Передо мной – великолепное издание под ко многому обязывающим грифом «Академия Наук СССР»: «Медный всадник» – Издательство «Наука», Ленинградское отделение, Л., 1978, (серия «Литературные памятники»). В нем приведен не только канонический текст, но и тексты черновиков, беловых рукописей, редакций и изводов. Включая и «Езерского». Из прекрасного комментария Н. В. Измайлова можно узнать всю творческую историю создания поэмы, вплоть до заметок, сделанных царем на подготовленной к печати рукописи. Как и принято, содержание поэмы трактуется как возвеличение роли и мощи Петра. Нет только сопоставления совершенно очевидных, бросающихся в глаза фактов, которые приводятся тут же. Например, в представленной ему рукописи царь трижды встретил слово «идол» применительно к монументу. В первых двух случаях он только отчеркнул эти места, а в третьем не выдержал и поставил многозначительное «NB». Судя по отсутствию дальнейших помет, сделанных царской рукой, после этого он просто бросил читать поэму, а Пушкину передал, что ее необходимо переделать.

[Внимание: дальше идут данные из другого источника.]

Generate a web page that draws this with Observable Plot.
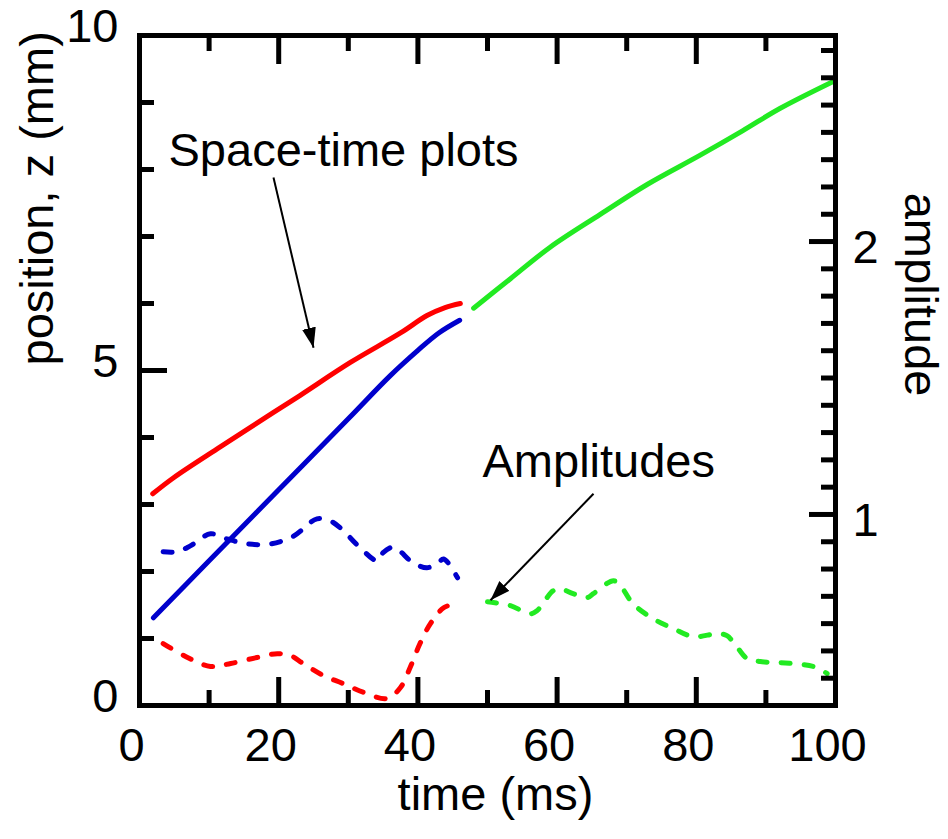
<!DOCTYPE html>
<html><head><meta charset="utf-8">
<script src="https://cdn.jsdelivr.net/npm/d3@7"></script>
<script src="https://cdn.jsdelivr.net/npm/@observablehq/plot@0.6"></script>
<style>body{margin:0;background:#fff}</style>
</head><body><div id="chart"></div>
<script>
// ---- data ----
// solid lines: position z (mm) vs time (ms)
const redPosT = [1.9, 4.9, 11.6, 19.2, 23.1, 30.3, 37.5, 41.3, 43.9, 46.1];
const redPosZ = [3.16, 3.40, 3.86, 4.37, 4.63, 5.12, 5.56, 5.82, 5.94, 6.00];
const bluePosT = [2.0, 10, 20, 30, 36, 40, 43, 46];
const bluePosZ = [1.31, 2.16, 3.22, 4.28, 4.92, 5.30, 5.56, 5.75];
const greenPosT = [48.0, 53.3, 59.0, 66.2, 73.0, 80.5, 86.7, 92.0, 99.6];
const greenPosZ = [5.93, 6.37, 6.84, 7.33, 7.78, 8.21, 8.58, 8.91, 9.31];
// dashed lines: amplitude (right axis) vs time (ms)
const blueAmpT = [3.4, 5.4, 7.3, 10.2, 12.6, 15.5, 18.8, 22.1, 25.5, 27.4, 28.9, 31.7, 34.2, 35.0, 36.5, 39.3, 41.3, 42.8, 43.7, 45.7];
const blueAmpA = [0.863, 0.863, 0.885, 0.929, 0.91, 0.892, 0.892, 0.92, 0.984, 0.976, 0.95, 0.878, 0.83, 0.86, 0.88, 0.823, 0.805, 0.82, 0.837, 0.768];
const redAmpT = [3.4, 6.9, 10.2, 13.1, 16.9, 19.8, 21.7, 23.5, 26.4, 29.3, 32.2, 35.6, 37.5, 38.9, 40.3, 41.8, 43.7, 45.4];
const redAmpA = [0.527, 0.476, 0.443, 0.454, 0.476, 0.49, 0.483, 0.454, 0.41, 0.38, 0.348, 0.326, 0.366, 0.44, 0.527, 0.6, 0.658, 0.673];
const greenAmpT = [50.0, 53.3, 56.1, 57.1, 59.4, 60.4, 62.3, 64.3, 65.2, 68.1, 69.1, 70.9, 73.8, 76.7, 79.6, 83.0, 84.4, 85.9, 87.3, 89.2, 92.0, 95.3, 97.3, 98.8];
const greenAmpA = [0.68, 0.666, 0.636, 0.647, 0.72, 0.728, 0.71, 0.695, 0.71, 0.757, 0.739, 0.673, 0.618, 0.582, 0.552, 0.563, 0.556, 0.512, 0.472, 0.461, 0.457, 0.45, 0.439, 0.417];

// axes
const xDomain = [0, 100];
const zDomain = [0, 10];
const ampDomain = [0.3, 2.755];
const xMajor = [0, 20, 40, 60, 80, 100];
const xMinor = [10, 30, 50, 70, 90];
const zMajor = [0, 5, 10];
const zMinor = [1, 2, 3, 4, 6, 7, 8, 9];
const ampMajor = [1, 2];
const ampMinor = [0.4, 0.5, 0.6, 0.7, 0.8, 0.9, 1.1, 1.2, 1.3, 1.4, 1.5, 1.6, 1.7, 1.8, 1.9, 2.1, 2.2, 2.3, 2.4, 2.5, 2.6, 2.7];

// annotations
const noteText = ["Space-time plots", "Amplitudes"];
const noteT = [4.17, 49.28];
const noteZ = [8.28, 3.63];
const arrowT1 = [19.25, 65.23];
const arrowZ1 = [7.88, 3.16];
const arrowT2 = [25.0, 50.43];
const arrowZ2 = [5.34, 1.57];

const labelX = "time (ms)";
const labelY = "position, z (mm)";
const labelY2 = "amplitude";

// ---- build ----
const zOf = a => (a - ampDomain[0]) / (ampDomain[1] - ampDomain[0]) * (zDomain[1] - zDomain[0]) + zDomain[0];
const ampOf = z => (z - zDomain[0]) / (zDomain[1] - zDomain[0]) * (ampDomain[1] - ampDomain[0]) + ampDomain[0];
const pts = (T, V) => T.map((t, i) => ({t, v: V[i]}));

const RED = "#ff0000", BLUE = "#0000cc", GREEN = "#22ea22";
const FS = 47;

function headMarker(color) {
  const ns = "http://www.w3.org/2000/svg";
  const m = document.createElementNS(ns, "marker");
  m.setAttribute("viewBox", "0 -7 20 14");
  m.setAttribute("markerWidth", 20);
  m.setAttribute("markerHeight", 14);
  m.setAttribute("refX", 20);
  m.setAttribute("refY", 0);
  m.setAttribute("orient", "auto");
  m.setAttribute("markerUnits", "userSpaceOnUse");
  const p = document.createElementNS(ns, "path");
  p.setAttribute("d", "M0,-7L20,0L0,7Z");
  p.setAttribute("fill", "black");
  p.setAttribute("stroke", "none");
  m.appendChild(p);
  return m;
}

function build(marker) {
  const solid = {x: "t", y: "v", strokeWidth: 5, curve: "catmull-rom", strokeLinecap: "round"};
  const dashed = {x: "t", y: d => zOf(d.v), strokeWidth: 5, curve: "catmull-rom", strokeDasharray: "9,14", strokeLinecap: "round"};
  return Plot.plot({
    width: 948, height: 839,
    marginLeft: 139, marginRight: 113, marginTop: 35, marginBottom: 134,
    x: {domain: xDomain},
    y: {domain: zDomain},
    style: {fontFamily: "'Liberation Sans', Arial, sans-serif", color: "black", background: "white", overflow: "visible"},
    marks: [
      // data lines
      Plot.line(pts(redAmpT, redAmpA), {...dashed, stroke: RED}),
      Plot.line(pts(blueAmpT, blueAmpA), {...dashed, stroke: BLUE}),
      Plot.line(pts(greenAmpT, greenAmpA), {...dashed, stroke: GREEN}),
      Plot.line(pts(redPosT, redPosZ), {...solid, stroke: RED}),
      Plot.line(pts(bluePosT, bluePosZ), {...solid, stroke: BLUE}),
      Plot.line(pts(greenPosT, greenPosZ), {...solid, stroke: GREEN}),
      // inward ticks
      Plot.axisY(zMinor, {anchor: "left", tickSize: -15, strokeWidth: 5, fill: "none", label: null}),
      Plot.axisY(zMajor, {anchor: "left", tickSize: -28, strokeWidth: 5, fill: "none", label: null}),
      Plot.axisX(xMinor, {anchor: "bottom", tickSize: -15, strokeWidth: 5, fill: "none", label: null}),
      Plot.axisX(xMajor, {anchor: "bottom", tickSize: -28, strokeWidth: 5, fill: "none", label: null}),
      Plot.axisX(xMinor, {anchor: "top", tickSize: -15, strokeWidth: 5, fill: "none", label: null}),
      Plot.axisX(xMajor, {anchor: "top", tickSize: -28, strokeWidth: 5, fill: "none", label: null}),
      Plot.axisY(ampMinor.map(zOf), {anchor: "right", tickSize: -15, strokeWidth: 5, fill: "none", label: null}),
      Plot.axisY(ampMajor.map(zOf), {anchor: "right", tickSize: -27, strokeWidth: 5, fill: "none", label: null}),
      // tick labels
      Plot.axisY(zMajor, {anchor: "left", tickSize: 0, tickPadding: 21, fontSize: FS, dy: -9, label: null, tickFormat: d3.format("d")}),
      Plot.axisX(xMajor, {anchor: "bottom", tickSize: 0, tickPadding: 22, fontSize: FS, dx: -8, label: null, tickFormat: d3.format("d")}),
      Plot.axisY(ampMajor.map(zOf), {anchor: "right", tickSize: 0, tickPadding: 17, fontSize: FS, dy: 6, label: null,
        tickFormat: z => d3.format("d")(Math.round(ampOf(z)))}),
      Plot.frame({strokeWidth: 5}),
      // axis titles
      Plot.text([labelY], {frameAnchor: "left", rotate: -90, dx: -102, dy: -5, fontSize: FS}),
      Plot.text([labelX], {frameAnchor: "bottom", dx: 8, dy: 104, fontSize: FS}),
      Plot.text([labelY2], {frameAnchor: "right", rotate: 90, dx: 85, dy: 26, fontSize: FS}),
      // annotations
      Plot.link(arrowT1.map((t, i) => i), {x1: i => arrowT1[i], y1: i => arrowZ1[i], x2: i => arrowT2[i], y2: i => arrowZ2[i],
        stroke: "black", strokeWidth: 2, markerEnd: marker}),
      Plot.text(noteText, {x: (d, i) => noteT[i], y: (d, i) => noteZ[i], text: d => d, textAnchor: "start", fontSize: FS})
    ]
  });
}

let chart;
try { chart = build(headMarker); } catch (e) { chart = build("arrow"); }
document.getElementById("chart").appendChild(chart);
</script>
</body></html>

В данном случае царь оказался более проницательным, чем все последующие поколения пушкинистов. Я понимаю, конечно, что в условиях сталинского режима, когда по команде Вождя фигура Петра была канонизирована и могла трактоваться только в позитивном плане, пушкинистике ничего другого не оставалось делать, как следовать этим указаниям. Но 1978 год – все-таки не 1938-й, и исследователи могли бы проявить больше принципиальности. Могли бы задуматься над вопросом, почему Пушкин посадил на бронзового коня медного идола. Еще раз повторю, что правильная постановка вопроса уже содержит в себе половину ответа. И, уж если приводить тексты «Езерского» в контексте творческой истории создания «Медного всадника», то при условии безусловной веры в Пушкина-гражданина и в Пушкина-художника вряд ли можно поверить, что он мог уделить столько внимания своей боярской родословной, тем более что даже в каноническом тексте «Медного всадника» четко указывается, что все это исходит не от лица Пушкина, а от имени того, кто показан до этого в образе Евгения Онегина{58}. Полагаю, что если при оценке в комплексе содержания «Езерского», «Родословной моего героя» и «Медного всадника» не выпускать из поля зрения обращение Катенина к «русскому отцом» «столбовому дворянину» во вступлении к «Княжне Милуше» (с явным намеком на «инородство» по материнской линии), то это в значительной мере прояснит не только творческую историю создания этих произведений, но и их полемическую направленность.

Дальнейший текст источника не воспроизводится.